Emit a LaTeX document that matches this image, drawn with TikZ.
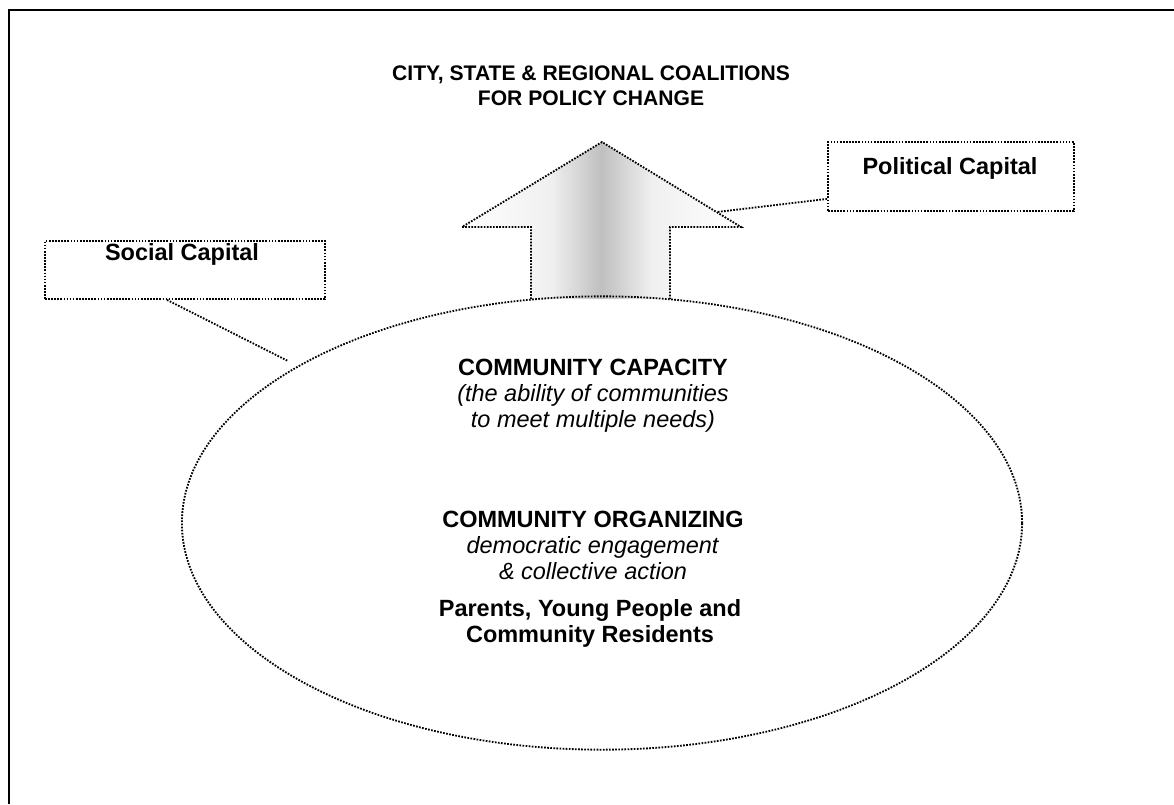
\documentclass[tikz,border=0pt]{standalone}
\usepackage{fontspec}
\setmainfont{Liberation Sans}
\usetikzlibrary{shapes.geometric,positioning}
\pgfdeclarehorizontalshading{stripe}{100bp}{color(0bp)=(white); color(25bp)=(white); color(41bp)=(white!88!gray); color(50bp)=(gray!50); color(59bp)=(white!88!gray); color(75bp)=(white); color(100bp)=(white)}
\begin{document}
\begin{tikzpicture}[x=0.025cm, y=-0.025cm,
    dots/.style={line width=1.3pt, dash pattern=on 1.2pt off 1pt},
    capbox/.style={draw, dots, rectangle, inner sep=0pt},
    txt/.style={font=\fontsize{16.7}{18.5}\selectfont, align=center, inner sep=0pt},
    headtxt/.style={font=\fontsize{15}{17.8}\selectfont\bfseries, align=center, inner sep=0pt}]
    \useasboundingbox (0,0) rectangle (1174,804);
    \draw[line width=1.7pt] (9,804) -- (9,10) -- (1174,10);
    % arrow up to the coalitions
    \shade[shading=stripe]
        (531,299) -- (531,227) -- (462,227) -- (602,142) -- (741,227) -- (670,227) -- (670,299) -- cycle;
    \draw[dots] (531,299) -- (531,227) -- (462,227) -- (602,142) -- (741,227) -- (670,227) -- (670,299);
    \node[headtxt] (title) at (591,86) {CITY, STATE \& REGIONAL COALITIONS\\FOR POLICY CHANGE};
    % the ellipse
    \node[draw, dots, ellipse, minimum width=21cm, minimum height=11.33cm, inner sep=0pt] (cap) at (602,523) {};
    \node[txt] (capacity) at (593,396) {\textbf{COMMUNITY CAPACITY}\\\textit{(the ability of communities}\\\textit{to meet multiple needs)}};
    \node[txt] (organizing) at (593,545) {\textbf{COMMUNITY ORGANIZING}\\\textit{democratic engagement}\\\textit{\& collective action}};
    \node[txt, font=\fontsize{16.7}{18.5}\selectfont\bfseries] (people) at (590,623) {Parents, Young People and\\Community Residents};
    % capital boxes
    \node[capbox, minimum width=7cm, minimum height=1.45cm] (social) at (185,270) {};
    \node[txt, font=\fontsize{16.7}{18.5}\selectfont\bfseries] (socialtxt) at (182,254) {Social Capital};
    \node[capbox, minimum width=6.15cm, minimum height=1.725cm] (political) at (951,176.5) {};
    \node[txt, font=\fontsize{16.7}{18.5}\selectfont\bfseries] (politicaltxt) at (950,168) {Political Capital};
    \coordinate (socialend) at (288,361);
    \coordinate (politicalend) at (717,212);
    \draw[dots] ([xshift=-0.45cm]social.south) -- (socialend);
    \draw[dots] ([yshift=-0.56cm]political.west) -- (politicalend);
\end{tikzpicture}
\end{document}
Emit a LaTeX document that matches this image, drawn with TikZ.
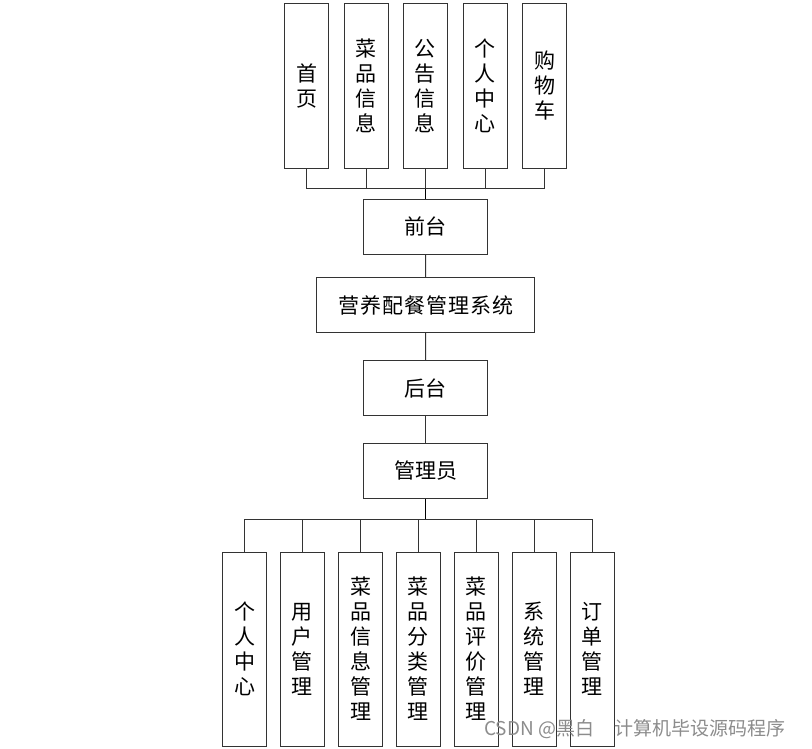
+---+
BRIEF:
Give the material again exactly as it is, but keep the pictures out.

CORRECT ANSWER:
Emit a LaTeX document that matches this image, drawn with TikZ.
\documentclass[tikz,border=0pt]{standalone}
\usepackage{fontspec}
\setmainfont{Liberation Sans}
\usetikzlibrary{shapes.geometric,positioning}
\pgfdeclarehorizontalshading{stripe}{100bp}{color(0bp)=(white); color(25bp)=(white); color(41bp)=(white!88!gray); color(50bp)=(gray!50); color(59bp)=(white!88!gray); color(75bp)=(white); color(100bp)=(white)}
\begin{document}
\begin{tikzpicture}[x=0.025cm, y=-0.025cm,
    dots/.style={line width=1.3pt, dash pattern=on 1.2pt off 1pt},
    capbox/.style={draw, dots, rectangle, inner sep=0pt},
    txt/.style={font=\fontsize{16.7}{18.5}\selectfont, align=center, inner sep=0pt},
    headtxt/.style={font=\fontsize{15}{17.8}\selectfont\bfseries, align=center, inner sep=0pt}]
    \useasboundingbox (0,0) rectangle (1174,804);
    \draw[line width=1.7pt] (9,804) -- (9,10) -- (1174,10);
    % arrow up to the coalitions
    \shade[shading=stripe]
        (531,299) -- (531,227) -- (462,227) -- (602,142) -- (741,227) -- (670,227) -- (670,299) -- cycle;
    \draw[dots] (531,299) -- (531,227) -- (462,227) -- (602,142) -- (741,227) -- (670,227) -- (670,299);
    \node[headtxt] (title) at (591,86) {CITY, STATE \& REGIONAL COALITIONS\\FOR POLICY CHANGE};
    % the ellipse
    \node[draw, dots, ellipse, minimum width=21cm, minimum height=11.33cm, inner sep=0pt] (cap) at (602,523) {};
    \node[txt] (capacity) at (593,396) {\textbf{COMMUNITY CAPACITY}\\\textit{(the ability of communities}\\\textit{to meet multiple needs)}};
    \node[txt] (organizing) at (593,545) {\textbf{COMMUNITY ORGANIZING}\\\textit{democratic engagement}\\\textit{\& collective action}};
    \node[txt, font=\fontsize{16.7}{18.5}\selectfont\bfseries] (people) at (590,623) {Parents, Young People and\\Community Residents};
    % capital boxes
    \node[capbox, minimum width=7cm, minimum height=1.45cm] (social) at (185,270) {};
    \node[txt, font=\fontsize{16.7}{18.5}\selectfont\bfseries] (socialtxt) at (182,254) {Social Capital};
    \node[capbox, minimum width=6.15cm, minimum height=1.725cm] (political) at (951,176.5) {};
    \node[txt, font=\fontsize{16.7}{18.5}\selectfont\bfseries] (politicaltxt) at (950,168) {Political Capital};
    \coordinate (socialend) at (288,361);
    \coordinate (politicalend) at (717,212);
    \draw[dots] ([xshift=-0.45cm]social.south) -- (socialend);
    \draw[dots] ([yshift=-0.56cm]political.west) -- (politicalend);
\end{tikzpicture}
\end{document}
Emit a LaTeX document that matches this image, drawn with TikZ.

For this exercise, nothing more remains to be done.